→ **REQUIRED TASK**: Leaving the pictures aside, transcribe every line below exactly.

→ **SUPPLIED MATERIAL**:
***

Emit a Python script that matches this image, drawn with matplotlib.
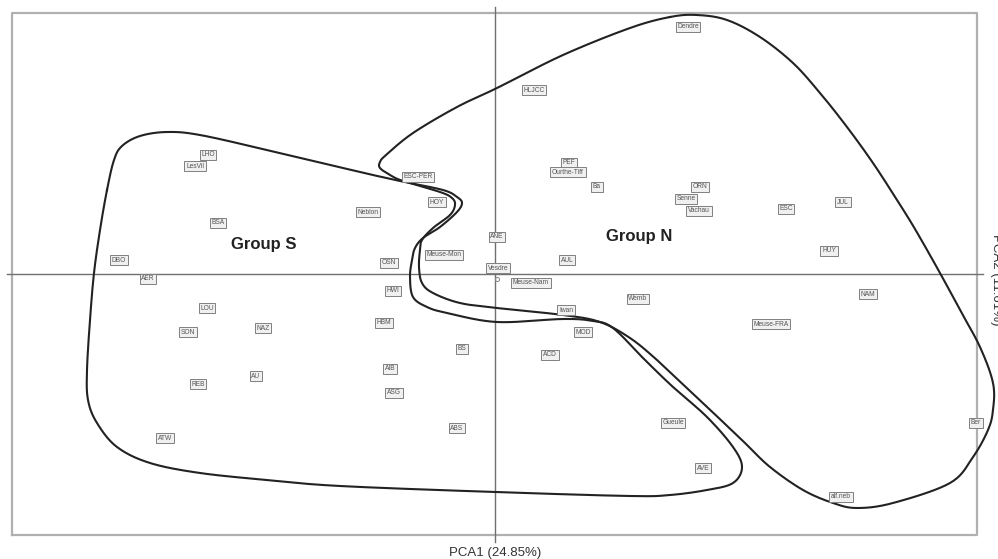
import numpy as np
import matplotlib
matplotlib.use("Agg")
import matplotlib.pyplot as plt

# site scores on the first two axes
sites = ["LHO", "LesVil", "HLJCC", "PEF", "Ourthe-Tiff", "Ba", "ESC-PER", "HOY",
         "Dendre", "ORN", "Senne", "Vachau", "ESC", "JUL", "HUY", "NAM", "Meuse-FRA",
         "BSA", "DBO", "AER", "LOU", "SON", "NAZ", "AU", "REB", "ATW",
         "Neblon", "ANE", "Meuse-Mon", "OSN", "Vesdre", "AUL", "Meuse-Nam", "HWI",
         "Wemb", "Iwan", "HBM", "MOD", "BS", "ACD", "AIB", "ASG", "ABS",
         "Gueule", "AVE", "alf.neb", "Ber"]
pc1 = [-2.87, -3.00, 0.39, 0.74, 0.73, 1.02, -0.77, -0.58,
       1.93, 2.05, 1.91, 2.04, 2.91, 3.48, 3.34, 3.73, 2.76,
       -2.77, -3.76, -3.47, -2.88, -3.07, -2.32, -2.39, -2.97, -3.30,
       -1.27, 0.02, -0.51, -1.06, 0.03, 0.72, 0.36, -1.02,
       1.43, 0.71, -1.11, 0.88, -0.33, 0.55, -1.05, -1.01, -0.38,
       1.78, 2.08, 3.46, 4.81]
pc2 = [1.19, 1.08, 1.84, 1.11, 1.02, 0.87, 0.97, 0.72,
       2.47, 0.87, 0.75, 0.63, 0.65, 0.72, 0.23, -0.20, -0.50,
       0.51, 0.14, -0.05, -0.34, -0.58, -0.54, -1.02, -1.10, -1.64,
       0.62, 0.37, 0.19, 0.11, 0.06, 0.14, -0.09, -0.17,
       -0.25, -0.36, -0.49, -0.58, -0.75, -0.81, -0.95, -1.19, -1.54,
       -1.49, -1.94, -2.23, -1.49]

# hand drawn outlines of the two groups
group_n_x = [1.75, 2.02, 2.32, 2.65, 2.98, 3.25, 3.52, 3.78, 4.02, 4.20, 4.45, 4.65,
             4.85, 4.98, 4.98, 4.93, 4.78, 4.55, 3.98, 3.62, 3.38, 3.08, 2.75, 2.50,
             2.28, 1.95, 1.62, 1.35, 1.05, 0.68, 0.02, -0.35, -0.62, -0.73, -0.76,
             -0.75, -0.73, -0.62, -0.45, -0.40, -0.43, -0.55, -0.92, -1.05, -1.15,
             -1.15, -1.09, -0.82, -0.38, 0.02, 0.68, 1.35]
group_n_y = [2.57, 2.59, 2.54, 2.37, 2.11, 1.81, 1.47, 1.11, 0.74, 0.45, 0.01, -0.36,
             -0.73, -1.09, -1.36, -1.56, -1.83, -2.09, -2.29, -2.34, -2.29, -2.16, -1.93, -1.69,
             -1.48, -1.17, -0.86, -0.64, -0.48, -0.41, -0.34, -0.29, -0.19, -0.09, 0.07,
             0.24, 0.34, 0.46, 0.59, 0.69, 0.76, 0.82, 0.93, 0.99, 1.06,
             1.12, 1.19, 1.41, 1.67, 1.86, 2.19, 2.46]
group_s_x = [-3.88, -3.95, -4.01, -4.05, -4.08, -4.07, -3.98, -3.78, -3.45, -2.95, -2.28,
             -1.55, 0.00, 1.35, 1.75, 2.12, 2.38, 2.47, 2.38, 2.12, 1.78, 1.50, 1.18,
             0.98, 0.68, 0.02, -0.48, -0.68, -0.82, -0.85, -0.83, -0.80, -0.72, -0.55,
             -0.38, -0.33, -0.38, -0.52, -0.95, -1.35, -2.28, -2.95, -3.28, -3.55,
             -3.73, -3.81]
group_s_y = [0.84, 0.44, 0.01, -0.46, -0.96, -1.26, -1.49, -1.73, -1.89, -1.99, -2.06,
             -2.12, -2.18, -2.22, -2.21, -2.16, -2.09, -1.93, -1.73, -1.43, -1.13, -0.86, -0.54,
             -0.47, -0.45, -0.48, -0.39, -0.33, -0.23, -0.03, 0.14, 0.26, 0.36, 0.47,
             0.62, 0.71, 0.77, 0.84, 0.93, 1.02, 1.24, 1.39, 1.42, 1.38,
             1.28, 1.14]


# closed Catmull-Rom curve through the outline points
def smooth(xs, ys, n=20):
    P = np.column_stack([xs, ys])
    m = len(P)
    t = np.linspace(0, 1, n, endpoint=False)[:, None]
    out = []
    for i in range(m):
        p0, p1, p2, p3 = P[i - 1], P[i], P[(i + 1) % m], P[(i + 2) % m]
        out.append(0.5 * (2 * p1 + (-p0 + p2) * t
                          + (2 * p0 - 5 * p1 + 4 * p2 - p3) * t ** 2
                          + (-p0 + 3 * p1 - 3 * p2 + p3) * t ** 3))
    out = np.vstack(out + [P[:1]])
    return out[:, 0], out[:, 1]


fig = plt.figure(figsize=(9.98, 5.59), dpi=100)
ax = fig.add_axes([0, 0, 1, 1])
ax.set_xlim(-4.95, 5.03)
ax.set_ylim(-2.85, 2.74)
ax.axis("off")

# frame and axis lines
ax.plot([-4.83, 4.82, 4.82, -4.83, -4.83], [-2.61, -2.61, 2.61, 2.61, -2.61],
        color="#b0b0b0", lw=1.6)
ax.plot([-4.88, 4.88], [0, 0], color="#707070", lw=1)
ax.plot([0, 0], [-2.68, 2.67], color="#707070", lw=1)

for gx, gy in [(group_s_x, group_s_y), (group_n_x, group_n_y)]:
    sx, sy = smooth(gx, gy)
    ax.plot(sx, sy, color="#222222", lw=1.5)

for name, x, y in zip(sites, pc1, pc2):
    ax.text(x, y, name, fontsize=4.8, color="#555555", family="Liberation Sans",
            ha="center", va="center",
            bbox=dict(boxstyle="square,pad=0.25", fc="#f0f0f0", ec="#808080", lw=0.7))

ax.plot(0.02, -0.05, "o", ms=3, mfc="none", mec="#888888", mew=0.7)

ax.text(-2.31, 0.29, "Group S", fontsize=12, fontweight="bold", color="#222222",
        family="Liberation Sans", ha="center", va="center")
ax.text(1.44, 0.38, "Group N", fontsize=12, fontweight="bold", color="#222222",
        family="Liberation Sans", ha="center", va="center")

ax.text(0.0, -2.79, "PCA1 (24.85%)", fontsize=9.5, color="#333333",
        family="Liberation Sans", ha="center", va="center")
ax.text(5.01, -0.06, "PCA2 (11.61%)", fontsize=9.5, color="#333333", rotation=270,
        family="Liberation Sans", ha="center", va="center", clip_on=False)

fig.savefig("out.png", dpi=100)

***

→ **RESULT BELOW**:
Emit a Python script that matches this image, drawn with matplotlib.
import numpy as np
import matplotlib
matplotlib.use("Agg")
import matplotlib.pyplot as plt

# site scores on the first two axes
sites = ["LHO", "LesVil", "HLJCC", "PEF", "Ourthe-Tiff", "Ba", "ESC-PER", "HOY",
         "Dendre", "ORN", "Senne", "Vachau", "ESC", "JUL", "HUY", "NAM", "Meuse-FRA",
         "BSA", "DBO", "AER", "LOU", "SON", "NAZ", "AU", "REB", "ATW",
         "Neblon", "ANE", "Meuse-Mon", "OSN", "Vesdre", "AUL", "Meuse-Nam", "HWI",
         "Wemb", "Iwan", "HBM", "MOD", "BS", "ACD", "AIB", "ASG", "ABS",
         "Gueule", "AVE", "alf.neb", "Ber"]
pc1 = [-2.87, -3.00, 0.39, 0.74, 0.73, 1.02, -0.77, -0.58,
       1.93, 2.05, 1.91, 2.04, 2.91, 3.48, 3.34, 3.73, 2.76,
       -2.77, -3.76, -3.47, -2.88, -3.07, -2.32, -2.39, -2.97, -3.30,
       -1.27, 0.02, -0.51, -1.06, 0.03, 0.72, 0.36, -1.02,
       1.43, 0.71, -1.11, 0.88, -0.33, 0.55, -1.05, -1.01, -0.38,
       1.78, 2.08, 3.46, 4.81]
pc2 = [1.19, 1.08, 1.84, 1.11, 1.02, 0.87, 0.97, 0.72,
       2.47, 0.87, 0.75, 0.63, 0.65, 0.72, 0.23, -0.20, -0.50,
       0.51, 0.14, -0.05, -0.34, -0.58, -0.54, -1.02, -1.10, -1.64,
       0.62, 0.37, 0.19, 0.11, 0.06, 0.14, -0.09, -0.17,
       -0.25, -0.36, -0.49, -0.58, -0.75, -0.81, -0.95, -1.19, -1.54,
       -1.49, -1.94, -2.23, -1.49]

# hand drawn outlines of the two groups
group_n_x = [1.75, 2.02, 2.32, 2.65, 2.98, 3.25, 3.52, 3.78, 4.02, 4.20, 4.45, 4.65,
             4.85, 4.98, 4.98, 4.93, 4.78, 4.55, 3.98, 3.62, 3.38, 3.08, 2.75, 2.50,
             2.28, 1.95, 1.62, 1.35, 1.05, 0.68, 0.02, -0.35, -0.62, -0.73, -0.76,
             -0.75, -0.73, -0.62, -0.45, -0.40, -0.43, -0.55, -0.92, -1.05, -1.15,
             -1.15, -1.09, -0.82, -0.38, 0.02, 0.68, 1.35]
group_n_y = [2.57, 2.59, 2.54, 2.37, 2.11, 1.81, 1.47, 1.11, 0.74, 0.45, 0.01, -0.36,
             -0.73, -1.09, -1.36, -1.56, -1.83, -2.09, -2.29, -2.34, -2.29, -2.16, -1.93, -1.69,
             -1.48, -1.17, -0.86, -0.64, -0.48, -0.41, -0.34, -0.29, -0.19, -0.09, 0.07,
             0.24, 0.34, 0.46, 0.59, 0.69, 0.76, 0.82, 0.93, 0.99, 1.06,
             1.12, 1.19, 1.41, 1.67, 1.86, 2.19, 2.46]
group_s_x = [-3.88, -3.95, -4.01, -4.05, -4.08, -4.07, -3.98, -3.78, -3.45, -2.95, -2.28,
             -1.55, 0.00, 1.35, 1.75, 2.12, 2.38, 2.47, 2.38, 2.12, 1.78, 1.50, 1.18,
             0.98, 0.68, 0.02, -0.48, -0.68, -0.82, -0.85, -0.83, -0.80, -0.72, -0.55,
             -0.38, -0.33, -0.38, -0.52, -0.95, -1.35, -2.28, -2.95, -3.28, -3.55,
             -3.73, -3.81]
group_s_y = [0.84, 0.44, 0.01, -0.46, -0.96, -1.26, -1.49, -1.73, -1.89, -1.99, -2.06,
             -2.12, -2.18, -2.22, -2.21, -2.16, -2.09, -1.93, -1.73, -1.43, -1.13, -0.86, -0.54,
             -0.47, -0.45, -0.48, -0.39, -0.33, -0.23, -0.03, 0.14, 0.26, 0.36, 0.47,
             0.62, 0.71, 0.77, 0.84, 0.93, 1.02, 1.24, 1.39, 1.42, 1.38,
             1.28, 1.14]


# closed Catmull-Rom curve through the outline points
def smooth(xs, ys, n=20):
    P = np.column_stack([xs, ys])
    m = len(P)
    t = np.linspace(0, 1, n, endpoint=False)[:, None]
    out = []
    for i in range(m):
        p0, p1, p2, p3 = P[i - 1], P[i], P[(i + 1) % m], P[(i + 2) % m]
        out.append(0.5 * (2 * p1 + (-p0 + p2) * t
                          + (2 * p0 - 5 * p1 + 4 * p2 - p3) * t ** 2
                          + (-p0 + 3 * p1 - 3 * p2 + p3) * t ** 3))
    out = np.vstack(out + [P[:1]])
    return out[:, 0], out[:, 1]


fig = plt.figure(figsize=(9.98, 5.59), dpi=100)
ax = fig.add_axes([0, 0, 1, 1])
ax.set_xlim(-4.95, 5.03)
ax.set_ylim(-2.85, 2.74)
ax.axis("off")

# frame and axis lines
ax.plot([-4.83, 4.82, 4.82, -4.83, -4.83], [-2.61, -2.61, 2.61, 2.61, -2.61],
        color="#b0b0b0", lw=1.6)
ax.plot([-4.88, 4.88], [0, 0], color="#707070", lw=1)
ax.plot([0, 0], [-2.68, 2.67], color="#707070", lw=1)

for gx, gy in [(group_s_x, group_s_y), (group_n_x, group_n_y)]:
    sx, sy = smooth(gx, gy)
    ax.plot(sx, sy, color="#222222", lw=1.5)

for name, x, y in zip(sites, pc1, pc2):
    ax.text(x, y, name, fontsize=4.8, color="#555555", family="Liberation Sans",
            ha="center", va="center",
            bbox=dict(boxstyle="square,pad=0.25", fc="#f0f0f0", ec="#808080", lw=0.7))

ax.plot(0.02, -0.05, "o", ms=3, mfc="none", mec="#888888", mew=0.7)

ax.text(-2.31, 0.29, "Group S", fontsize=12, fontweight="bold", color="#222222",
        family="Liberation Sans", ha="center", va="center")
ax.text(1.44, 0.38, "Group N", fontsize=12, fontweight="bold", color="#222222",
        family="Liberation Sans", ha="center", va="center")

ax.text(0.0, -2.79, "PCA1 (24.85%)", fontsize=9.5, color="#333333",
        family="Liberation Sans", ha="center", va="center")
ax.text(5.01, -0.06, "PCA2 (11.61%)", fontsize=9.5, color="#333333", rotation=270,
        family="Liberation Sans", ha="center", va="center", clip_on=False)

fig.savefig("out.png", dpi=100)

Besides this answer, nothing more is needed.